** Aim of the task **
Copy the lines of the data below exactly, starting at the first and stopping after the line that contains "Serif', 'Noto Sans"; include no pictures.

---------- Information shown

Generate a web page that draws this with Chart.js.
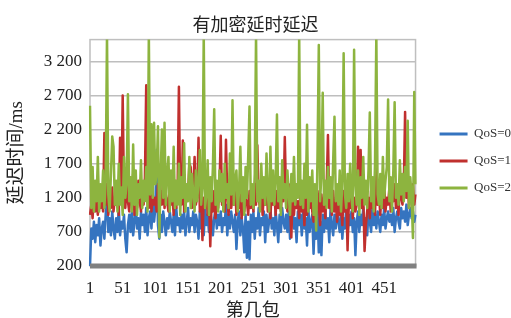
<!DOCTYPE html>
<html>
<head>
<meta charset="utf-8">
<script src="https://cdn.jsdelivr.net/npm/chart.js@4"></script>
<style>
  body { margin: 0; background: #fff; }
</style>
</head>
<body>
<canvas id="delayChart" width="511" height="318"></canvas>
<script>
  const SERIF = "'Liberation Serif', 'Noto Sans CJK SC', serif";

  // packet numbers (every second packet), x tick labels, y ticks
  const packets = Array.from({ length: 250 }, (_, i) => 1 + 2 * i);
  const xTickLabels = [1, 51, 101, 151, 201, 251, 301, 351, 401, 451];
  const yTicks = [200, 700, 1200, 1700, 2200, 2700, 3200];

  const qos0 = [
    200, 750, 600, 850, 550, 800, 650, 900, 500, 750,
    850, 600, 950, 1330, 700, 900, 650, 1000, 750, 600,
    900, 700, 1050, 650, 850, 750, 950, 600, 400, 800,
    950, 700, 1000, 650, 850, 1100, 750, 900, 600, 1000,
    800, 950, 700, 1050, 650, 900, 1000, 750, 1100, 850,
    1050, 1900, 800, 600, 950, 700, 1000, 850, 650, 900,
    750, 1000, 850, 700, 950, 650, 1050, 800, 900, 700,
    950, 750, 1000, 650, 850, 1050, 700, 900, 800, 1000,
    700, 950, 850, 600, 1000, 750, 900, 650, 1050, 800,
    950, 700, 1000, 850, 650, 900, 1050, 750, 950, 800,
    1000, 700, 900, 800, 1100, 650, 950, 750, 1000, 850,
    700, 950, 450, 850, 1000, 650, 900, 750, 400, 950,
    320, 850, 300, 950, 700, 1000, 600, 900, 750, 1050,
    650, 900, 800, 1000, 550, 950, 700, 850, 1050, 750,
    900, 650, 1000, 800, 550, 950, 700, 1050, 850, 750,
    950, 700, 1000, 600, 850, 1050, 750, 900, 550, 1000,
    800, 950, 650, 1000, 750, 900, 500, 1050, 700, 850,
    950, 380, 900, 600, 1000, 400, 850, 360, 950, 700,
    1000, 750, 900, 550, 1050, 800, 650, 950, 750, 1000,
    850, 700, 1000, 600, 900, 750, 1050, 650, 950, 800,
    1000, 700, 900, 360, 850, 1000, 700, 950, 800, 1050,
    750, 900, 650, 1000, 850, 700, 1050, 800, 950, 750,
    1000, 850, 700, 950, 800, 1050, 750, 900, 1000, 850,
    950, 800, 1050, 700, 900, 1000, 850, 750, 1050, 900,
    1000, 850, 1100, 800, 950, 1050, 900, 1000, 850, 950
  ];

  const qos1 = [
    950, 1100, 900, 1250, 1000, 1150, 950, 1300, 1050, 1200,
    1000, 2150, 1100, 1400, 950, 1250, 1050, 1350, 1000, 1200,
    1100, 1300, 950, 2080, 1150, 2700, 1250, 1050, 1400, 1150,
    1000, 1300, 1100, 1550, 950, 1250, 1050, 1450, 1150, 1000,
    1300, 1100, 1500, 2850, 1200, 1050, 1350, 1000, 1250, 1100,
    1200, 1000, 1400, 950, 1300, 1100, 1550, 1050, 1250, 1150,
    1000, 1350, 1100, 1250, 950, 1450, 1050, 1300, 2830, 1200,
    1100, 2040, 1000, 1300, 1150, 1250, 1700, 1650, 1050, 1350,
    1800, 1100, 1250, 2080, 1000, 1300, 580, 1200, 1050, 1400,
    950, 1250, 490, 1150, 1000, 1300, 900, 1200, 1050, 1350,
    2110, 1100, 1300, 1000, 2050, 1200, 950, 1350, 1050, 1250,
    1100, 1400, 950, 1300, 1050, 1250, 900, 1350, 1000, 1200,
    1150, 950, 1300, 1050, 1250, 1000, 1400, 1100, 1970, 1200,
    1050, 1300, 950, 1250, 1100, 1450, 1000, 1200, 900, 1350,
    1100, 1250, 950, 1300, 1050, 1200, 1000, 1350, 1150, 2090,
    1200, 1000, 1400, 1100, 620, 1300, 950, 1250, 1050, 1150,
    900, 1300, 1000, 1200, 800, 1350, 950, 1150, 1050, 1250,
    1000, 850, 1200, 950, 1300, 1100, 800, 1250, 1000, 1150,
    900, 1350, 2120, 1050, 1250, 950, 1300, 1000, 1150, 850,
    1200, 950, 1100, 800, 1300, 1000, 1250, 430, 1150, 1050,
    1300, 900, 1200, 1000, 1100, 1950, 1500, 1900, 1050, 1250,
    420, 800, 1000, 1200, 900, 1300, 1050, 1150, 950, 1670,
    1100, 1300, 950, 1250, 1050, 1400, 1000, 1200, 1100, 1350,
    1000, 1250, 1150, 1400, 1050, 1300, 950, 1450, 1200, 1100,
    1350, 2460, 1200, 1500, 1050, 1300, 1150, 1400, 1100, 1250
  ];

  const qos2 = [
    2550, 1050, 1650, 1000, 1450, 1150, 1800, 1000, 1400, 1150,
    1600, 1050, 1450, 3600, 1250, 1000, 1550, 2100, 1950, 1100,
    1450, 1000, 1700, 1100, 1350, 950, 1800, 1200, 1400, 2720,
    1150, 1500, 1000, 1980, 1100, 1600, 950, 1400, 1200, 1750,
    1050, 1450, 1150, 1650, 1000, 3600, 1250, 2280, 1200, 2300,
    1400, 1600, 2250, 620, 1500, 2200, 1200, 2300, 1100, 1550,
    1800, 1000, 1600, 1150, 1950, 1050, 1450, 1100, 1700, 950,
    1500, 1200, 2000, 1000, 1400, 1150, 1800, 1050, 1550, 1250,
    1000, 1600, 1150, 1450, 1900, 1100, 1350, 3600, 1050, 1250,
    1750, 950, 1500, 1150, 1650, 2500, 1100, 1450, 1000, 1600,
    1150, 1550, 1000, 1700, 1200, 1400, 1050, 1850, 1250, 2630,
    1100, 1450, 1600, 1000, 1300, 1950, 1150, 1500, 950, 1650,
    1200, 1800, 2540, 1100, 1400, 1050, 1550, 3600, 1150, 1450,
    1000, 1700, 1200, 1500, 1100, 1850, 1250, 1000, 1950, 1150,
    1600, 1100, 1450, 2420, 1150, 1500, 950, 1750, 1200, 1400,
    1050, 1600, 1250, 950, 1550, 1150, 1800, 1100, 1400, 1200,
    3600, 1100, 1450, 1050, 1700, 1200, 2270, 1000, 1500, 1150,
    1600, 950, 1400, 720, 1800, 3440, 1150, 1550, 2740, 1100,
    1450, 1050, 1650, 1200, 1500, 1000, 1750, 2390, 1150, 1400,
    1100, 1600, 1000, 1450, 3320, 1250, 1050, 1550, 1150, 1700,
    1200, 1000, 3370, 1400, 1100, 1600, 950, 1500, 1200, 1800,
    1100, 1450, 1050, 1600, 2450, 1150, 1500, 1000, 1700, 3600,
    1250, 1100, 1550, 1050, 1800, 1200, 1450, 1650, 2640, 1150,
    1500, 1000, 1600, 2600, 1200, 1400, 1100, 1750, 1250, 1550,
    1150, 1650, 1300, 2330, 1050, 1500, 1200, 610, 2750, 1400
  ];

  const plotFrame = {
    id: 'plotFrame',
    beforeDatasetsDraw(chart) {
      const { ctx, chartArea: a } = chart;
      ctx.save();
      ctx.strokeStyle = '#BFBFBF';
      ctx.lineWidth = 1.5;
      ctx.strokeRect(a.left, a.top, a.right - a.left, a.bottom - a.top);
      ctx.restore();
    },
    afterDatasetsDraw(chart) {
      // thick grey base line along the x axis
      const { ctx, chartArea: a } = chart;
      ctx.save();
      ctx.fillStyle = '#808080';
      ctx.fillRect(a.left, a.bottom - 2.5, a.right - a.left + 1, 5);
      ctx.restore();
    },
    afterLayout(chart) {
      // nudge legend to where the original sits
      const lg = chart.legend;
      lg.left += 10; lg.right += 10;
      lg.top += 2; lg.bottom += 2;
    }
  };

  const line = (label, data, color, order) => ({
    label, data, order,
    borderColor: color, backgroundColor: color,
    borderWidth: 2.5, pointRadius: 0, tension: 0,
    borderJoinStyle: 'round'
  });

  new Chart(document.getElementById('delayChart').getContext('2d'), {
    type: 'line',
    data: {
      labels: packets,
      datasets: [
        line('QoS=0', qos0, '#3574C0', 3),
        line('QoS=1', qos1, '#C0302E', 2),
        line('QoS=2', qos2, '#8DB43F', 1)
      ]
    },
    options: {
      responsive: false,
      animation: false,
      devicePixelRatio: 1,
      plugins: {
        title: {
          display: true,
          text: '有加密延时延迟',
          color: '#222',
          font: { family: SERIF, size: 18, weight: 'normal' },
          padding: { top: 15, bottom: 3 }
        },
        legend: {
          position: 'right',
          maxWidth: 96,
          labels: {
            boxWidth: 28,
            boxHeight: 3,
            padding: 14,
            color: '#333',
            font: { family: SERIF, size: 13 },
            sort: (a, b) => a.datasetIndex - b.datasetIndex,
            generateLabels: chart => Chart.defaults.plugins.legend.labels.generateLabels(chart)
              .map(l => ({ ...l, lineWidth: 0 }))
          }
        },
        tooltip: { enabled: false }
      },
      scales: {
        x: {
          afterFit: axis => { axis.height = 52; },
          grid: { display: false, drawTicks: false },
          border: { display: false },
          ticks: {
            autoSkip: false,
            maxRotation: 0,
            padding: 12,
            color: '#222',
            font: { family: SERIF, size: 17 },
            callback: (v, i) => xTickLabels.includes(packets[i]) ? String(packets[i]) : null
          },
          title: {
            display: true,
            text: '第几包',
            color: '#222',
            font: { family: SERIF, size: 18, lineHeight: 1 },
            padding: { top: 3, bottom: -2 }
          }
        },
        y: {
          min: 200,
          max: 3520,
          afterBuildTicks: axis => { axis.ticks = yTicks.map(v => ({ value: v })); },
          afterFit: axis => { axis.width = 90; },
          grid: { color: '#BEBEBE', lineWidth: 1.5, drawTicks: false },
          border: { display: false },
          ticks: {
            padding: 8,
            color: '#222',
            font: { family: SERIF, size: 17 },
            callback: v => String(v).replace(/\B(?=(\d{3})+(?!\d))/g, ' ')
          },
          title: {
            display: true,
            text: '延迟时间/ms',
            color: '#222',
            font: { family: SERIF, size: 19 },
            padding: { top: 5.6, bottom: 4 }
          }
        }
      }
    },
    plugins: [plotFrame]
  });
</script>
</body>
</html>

--------------------

** Correct response **
Generate a web page that draws this with Chart.js.
<!DOCTYPE html>
<html>
<head>
<meta charset="utf-8">
<script src="https://cdn.jsdelivr.net/npm/chart.js@4"></script>
<style>
  body { margin: 0; background: #fff; }
</style>
</head>
<body>
<canvas id="delayChart" width="511" height="318"></canvas>
<script>
  const SERIF = "'Liberation Serif', 'Noto Sans CJK SC', serif";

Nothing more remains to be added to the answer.